The danger, said Richard Aboulafia, an aerospace industry analyst with the Teal Group in Fairfax, Va., is that if the F-35 doesn't show real and visible progress it will become more of a target.
"They need to fly it more publicly. They need to show what it can do," Aboulafia said. "I think the biggest danger is Congress gets fed up with missed deadlines and problems and decides to fix things by cutting funding, and then you miss more deadlines."
Lockheed officials say they made progress in 2010 testing the jets and learning what worked and what didn't.
The tests flights went well, said J.D. McFarlan, vice president of F-35 testing. "The pilots are pleased with the handling and flying qualities of the jets."
The test plan called for 394 flights in 2010. The final number was 410, but that's misleading. Two airplanes, both conventional-takeoff-and-landing F-35A models, flew about 30 percent more than planned at Edwards Air Force Base in California.
Meanwhile, the troubled F-35B short-takeoff-vertical-landing model, the most technically demanding version, completed 20 percent fewer test flights than planned using five planes flying out the Navy's Patuxent River, Md., test center.
"We wish we were further along" with that model, McFarlan said. "With that caveat, we're pleased with how things are going."
With the F-35A jets, Lockheed and military test pilots completed all the basic flying tests, including formation flying and aerial refueling.

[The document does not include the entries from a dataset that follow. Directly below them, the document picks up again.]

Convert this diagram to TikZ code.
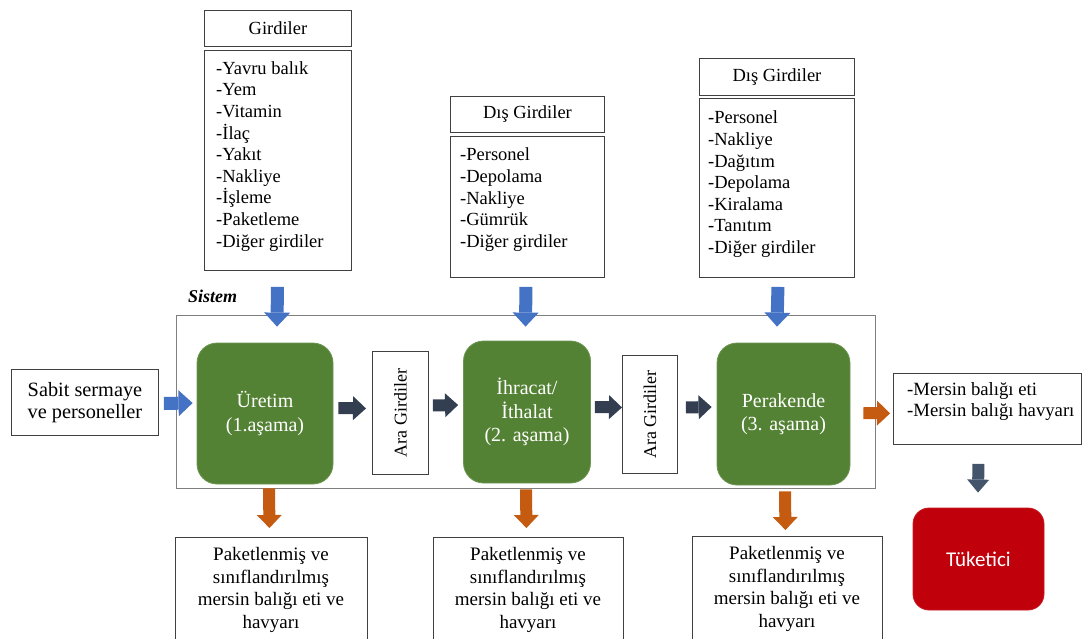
\documentclass[tikz,border=0pt]{standalone}
\usepackage{fontspec}
\setmainfont{Liberation Serif}
\newfontfamily\calibrifont{Carlito}
\usetikzlibrary{arrows.meta,calc}
\definecolor{blu}{HTML}{4472C4}
\definecolor{orng}{HTML}{C55A11}
\definecolor{drk}{HTML}{333F50}
\definecolor{drk2}{HTML}{44546A}
\definecolor{grn}{HTML}{548235}
\definecolor{rd}{HTML}{C0000B}
\definecolor{edge}{HTML}{404040}
\definecolor{sysedge}{HTML}{7F7F7F}
\begin{document}
\begin{tikzpicture}[x=1pt,y=-1pt,
  box/.style={draw=edge, line width=0.9pt, inner sep=0pt, anchor=north west, fill=white},
  hdrtxt/.style={inner sep=0pt, font=\fontsize{18.5}{21.6}\selectfont},
  listtxt/.style={inner sep=0pt, anchor=north west, align=left, font=\fontsize{18.5}{21.6}\selectfont},
  stagebox/.style={draw=grn!85!white, line width=0.8pt, fill=grn, rounded corners=20pt, inner sep=0pt,
     text=white, align=center, font=\fontsize{20}{23.5}\selectfont},
  outtxt/.style={inner sep=0pt, anchor=north, align=center, font=\fontsize{19}{22.6}\selectfont},
  arablk/.style={inner sep=0pt, rotate=90, font=\fontsize{18}{21}\selectfont},
  bluearr/.style={draw=blu, line width=13pt, -{Triangle[width=26pt,length=14pt,line width=0pt]}},
  orngarr/.style={draw=orng, line width=12pt, -{Triangle[width=25pt,length=13pt,line width=0pt]}},
  drkarr/.style={draw=drk, line width=12pt, -{Triangle[width=24pt,length=13pt,line width=0pt]}},
  drkarrb/.style={draw=drk2, line width=12pt, -{Triangle[width=22pt,length=13pt,line width=0pt]}}
]
\useasboundingbox (0,0) rectangle (1082,638);
\clip (0,0) rectangle (1082,638);

% system frame
\node[draw=sysedge, line width=0.8pt, inner sep=0pt, anchor=north west,
      minimum width=699pt, minimum height=173pt] (sys) at (176,315) {};
\node[inner sep=0pt, anchor=base west, font=\fontsize{18}{21}\selectfont\bfseries\itshape] (sistem) at (188,302) {Sistem};

% top input boxes
\node[box, minimum width=147pt, minimum height=36pt] (gh) at (204,10) {};
\node[hdrtxt] (ght) at (gh.center) {Girdiler};
\node[box, minimum width=147pt, minimum height=220pt] (gl) at (204,50) {};
\node[listtxt] (glt) at (216,59) {\strut-Yavru balık\\-Yem\\-Vitamin\\-İlaç\\-Yakıt\\-Nakliye\\-İşleme\\-Paketleme\\-Diğer girdiler};

\node[box, minimum width=154pt, minimum height=36pt] (dh) at (450,96) {};
\node[hdrtxt] (dht) at (dh.center) {Dış Girdiler};
\node[box, minimum width=154pt, minimum height=141pt] (dl) at (450,136) {};
\node[listtxt] (dlt) at (460,145.5) {\strut-Personel\\-Depolama\\-Nakliye\\-Gümrük\\-Diğer girdiler};

\node[box, minimum width=155pt, minimum height=37pt] (rh) at (699,58) {};
\node[hdrtxt] (rht) at (rh.center) {Dış Girdiler};
\node[box, minimum width=155pt, minimum height=179pt] (rl) at (699,98) {};
\node[listtxt] (rlt) at (708,108.5) {\strut-Personel\\-Nakliye\\-Dağıtım\\-Depolama\\-Kiralama\\-Tanıtım\\-Diğer girdiler};

% left input
\node[box, minimum width=147pt, minimum height=66pt] (sab) at (11,369) {};
\node[inner sep=0pt, align=center, font=\fontsize{20.3}{22.5}\selectfont] (sabt) at ($(sab.center)+(0,0)$) {Sabit sermaye\\ve personeller};

% stages
\node[stagebox, minimum width=136pt, minimum height=141pt] (ure) at (265,413.5) {Üretim\\(1.aşama)};
\node[stagebox, minimum width=127pt, minimum height=142pt] (ihr) at (527,412) {İhracat/\\İthalat\\(2. aşama)};
\node[stagebox, minimum width=133pt, minimum height=142pt] (per) at (783.5,414) {Perakende\\(3. aşama)};

% intermediate inputs
\node[box, minimum width=56pt, minimum height=123pt] (ara1) at (372,351) {};
\node[arablk] (ara1t) at (ara1.center) {Ara Girdiler};
\node[box, minimum width=55pt, minimum height=118pt] (ara2) at (622,355) {};
\node[arablk] (ara2t) at (ara2.center) {Ara Girdiler};

% output box and consumer
\node[box, minimum width=188pt, minimum height=71pt] (out) at (893,373) {};
\node[listtxt, font=\fontsize{18.7}{20.5}\selectfont] (outt) at (907,381) {\strut-Mersin balığı eti\\-Mersin balığı havyarı};
\node[draw=rd!90!white, line width=0.8pt, fill=rd, rounded corners=16pt, inner sep=0pt,
      minimum width=131pt, minimum height=102pt, text=white,
      font=\calibrifont\fontsize{21}{24}\selectfont] (tuk) at (978.5,559) {Tüketici};

% bottom output boxes
\node[box, minimum width=192pt, minimum height=120pt] (pk1) at (175,537) {};
\node[outtxt] (pk1t) at (271,544.5) {\strut Paketlenmiş ve\\sınıflandırılmış\\mersin balığı eti ve\\havyarı};
\node[box, minimum width=190pt, minimum height=120pt] (pk2) at (433,537) {};
\node[outtxt] (pk2t) at (528,544.5) {\strut Paketlenmiş ve\\sınıflandırılmış\\mersin balığı eti ve\\havyarı};
\node[box, minimum width=190pt, minimum height=120pt] (pk3) at (692,536) {};
\node[outtxt] (pk3t) at (787,543.5) {\strut Paketlenmiş ve\\sınıflandırılmış\\mersin balığı eti ve\\havyarı};

% blue inputs
\draw[bluearr] ($(gl.south)+(-0.5,16)$) -- ($(ure.north)+(12,-16)$);
\draw[bluearr] ($(dl.south)+(-1.5,9)$) -- ($(ihr.north)+(-1.5,-14)$);
\draw[bluearr] ($(rl.south)+(1,9)$) -- ($(per.north)+(-6.5,-16)$);
\draw[bluearr] ($(sab.east)+(5,1)$) -- ($(ure.west)+(-4,-10.5)$);

% dark flow arrows
\draw[drkarr] ($(ure.east)+(5,-5.5)$) -- ($(ara1.west)+(-6,-4.5)$);
\draw[drkarr] ($(ara1.east)+(4,-7.5)$) -- ($(ihr.west)+(-5,-7)$);
\draw[drkarr] ($(ihr.east)+(4,-5)$) -- ($(ara2.west)+(0,-7)$);
\draw[drkarr] ($(ara2.east)+(8,-7)$) -- ($(per.west)+(-5,-7)$);

% orange outputs
\draw[orngarr] ($(ure.south)+(4,4)$) -- ($(pk1.north)+(-2,-9)$);
\draw[orngarr] ($(ihr.south)+(-1,6)$) -- ($(pk2.north)+(-2,-9)$);
\draw[orngarr] ($(per.south)+(1.5,6)$) -- ($(pk3.north)+(-2,-6)$);
\draw[orngarr] ($(per.east)+(13,-1)$) -- ($(out.west)+(-3,4.5)$);

% to consumer
\draw[drkarrb] ($(out.south)+(-9,19)$) -- ($(tuk.north)+(-0.5,-15)$);
\end{tikzpicture}
\end{document}
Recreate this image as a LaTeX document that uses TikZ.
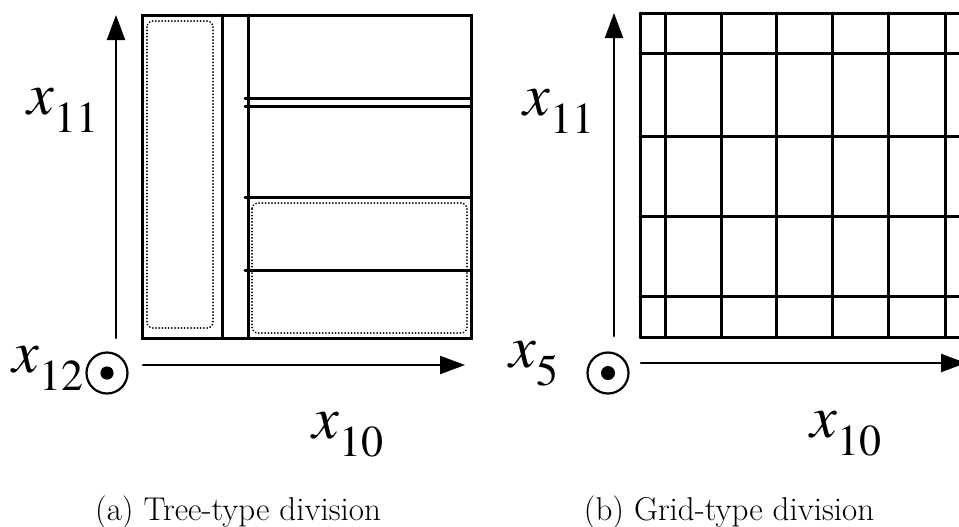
\documentclass[tikz,border=0pt]{standalone}
\usepackage{fontspec}
\usepackage{tikz}
\usetikzlibrary{arrows.meta, positioning, calc}
\newcommand{\lblfont}[1]{\fontencoding{OT1}\fontfamily{ptm}\fontseries{m}\fontshape{#1}}
\newcommand{\axname}[1]{{\lblfont{it}\fontsize{30}{30}\selectfont x}\raisebox{-9pt}{\lblfont{n}\fontsize{22}{22}\selectfont #1}}

\begin{document}
\begin{tikzpicture}[x=0.5pt,y=-0.5pt,line cap=round,
  cut/.style={line width=1.5pt},
  axis/.style={line width=1.1pt,-{Triangle[length=12.5pt,width=9pt]}},
  zone/.style={line width=0.9pt,black,dash pattern=on 0.1pt off 1.5pt,rounded corners=3pt},
  odot/.style={circle,draw,line width=1.1pt,minimum size=20.5pt,inner sep=0pt},
  lbl/.style={inner sep=0pt,anchor=base west},
  captext/.style={inner sep=0pt,anchor=base,font=\fontsize{16.5}{20}\selectfont}]
  \useasboundingbox (0,0) rectangle (959,526);

  % --- (a) divisione ad albero ---
  \draw[cut] (142,15) rectangle (471,338);
  \draw[cut] (222,15) -- (222,338);
  \draw[cut] (248,15) -- (248,338);
  \foreach \y in {98,106,197,270}
    \draw[cut] (245,\y) -- (471,\y);
  \draw[zone] (147,21) rectangle (213,328);
  \draw[zone] (252,203) rectangle (467,333);

  % assi
  \coordinate (a-ybot) at (116,338);
  \coordinate (a-ytop) at (116,15);
  \coordinate (a-xleft) at (143,365);
  \coordinate (a-xright) at (465,365);
  \draw[axis] (a-ybot) -- (a-ytop);
  \draw[axis] (a-xleft) -- (a-xright);
  \node[odot] (a-z) at (107,373) {};
  \fill (a-z.center) circle (3.3pt);

  \node[lbl] (a-l11) at (27,114) {\axname{11}};
  \node[lbl] (a-l12) at (12,372) {\axname{12}};
  \node[lbl] (a-l10) at (312,438) {\axname{10}};
  \node[captext] (a-cap) at (238,520) {(a) Tree-type division};

  % --- (b) divisione a griglia ---
  \foreach \x in {640,665,721,776,832,888,945}
    \draw[cut] (\x,13) -- (\x,337);
  \foreach \y in {13,53,136,216,296,337}
    \draw[cut] (640,\y) -- (975,\y);

  % assi
  \coordinate (b-ybot) at (614,336);
  \coordinate (b-ytop) at (614,13);
  \coordinate (b-xleft) at (641,363);
  \coordinate (b-xright) at (966,363);
  \draw[axis] (b-ybot) -- (b-ytop);
  \draw[axis] (b-xleft) -- (b-xright);
  \node[odot] (b-z) at (608,373) {};
  \fill (b-z.center) circle (3.5pt);

  \node[lbl] (b-l11) at (523,115) {\axname{11}};
  \node[lbl] (b-l5) at (509,367) {\axname{5}};
  \node[lbl] (b-l10) at (810,437) {\axname{10}};
  \node[captext] (b-cap) at (729,520) {(b) Grid-type division};
\end{tikzpicture}
\end{document}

Much of the initial testing of onboard radar and communications systems has also been conducted.
Enough work has been completed, McFarlan said, to meet the Air Force's standards to begin training pilots once planes are available.
But the F-35B has had problems with component reliability. The issues are not big problems with the engine or the lift fan, which provides the propulsion for vertical flight, but rather smaller items with vital functions, McFarlan said.
After lagging way behind for much of the year, the F-35Bs racked up 30 flights in November, "a good sign," he said.
Testing the F-35B in the critical vertical landing mode is still far behind schedule. But as planes return to flying, McFarlan said, they're accomplishing other work in low-altitude, low-speed flight that would lead to vertical landings, as well as higher-speed, higher-altitude performance tests.
"The pilots, when they get to go out and convert, do a vertical landing, do a short takeoff, they're very complimentary of the handling and flight capabilities of the aircraft," McFarlan said. The work done so far has already shown that the F-35B will be much easier to fly than its predecessor, the Marines' AV-8B Harrier, McFarlan said.
In some cases, flight data collected from F-35Bs also applies to the other versions, and software changes have been implemented.
One by one, McFarlan said, Lockheed and its suppliers are identifying the causes of reliability problems with components. New parts are designed and produced and are installed on aircraft as soon as they are available, and planes are returned to testing.
The early testing, McFarlan said, has enabled Lockheed and its suppliers to work through some issues that were expected and that in the past have proved difficult to resolve.
One example is wing roll off, an aerodynamic phenomenon that occurs when a plane nears supersonic speed. Using test data, engineers have already rewritten the computer software that operates the plane's control surfaces and tested and installed it in the test planes.
In the past, fixing problems like that "has sometimes taken years to work through," McFarlan said. "We've been able to work through that in a matter of months."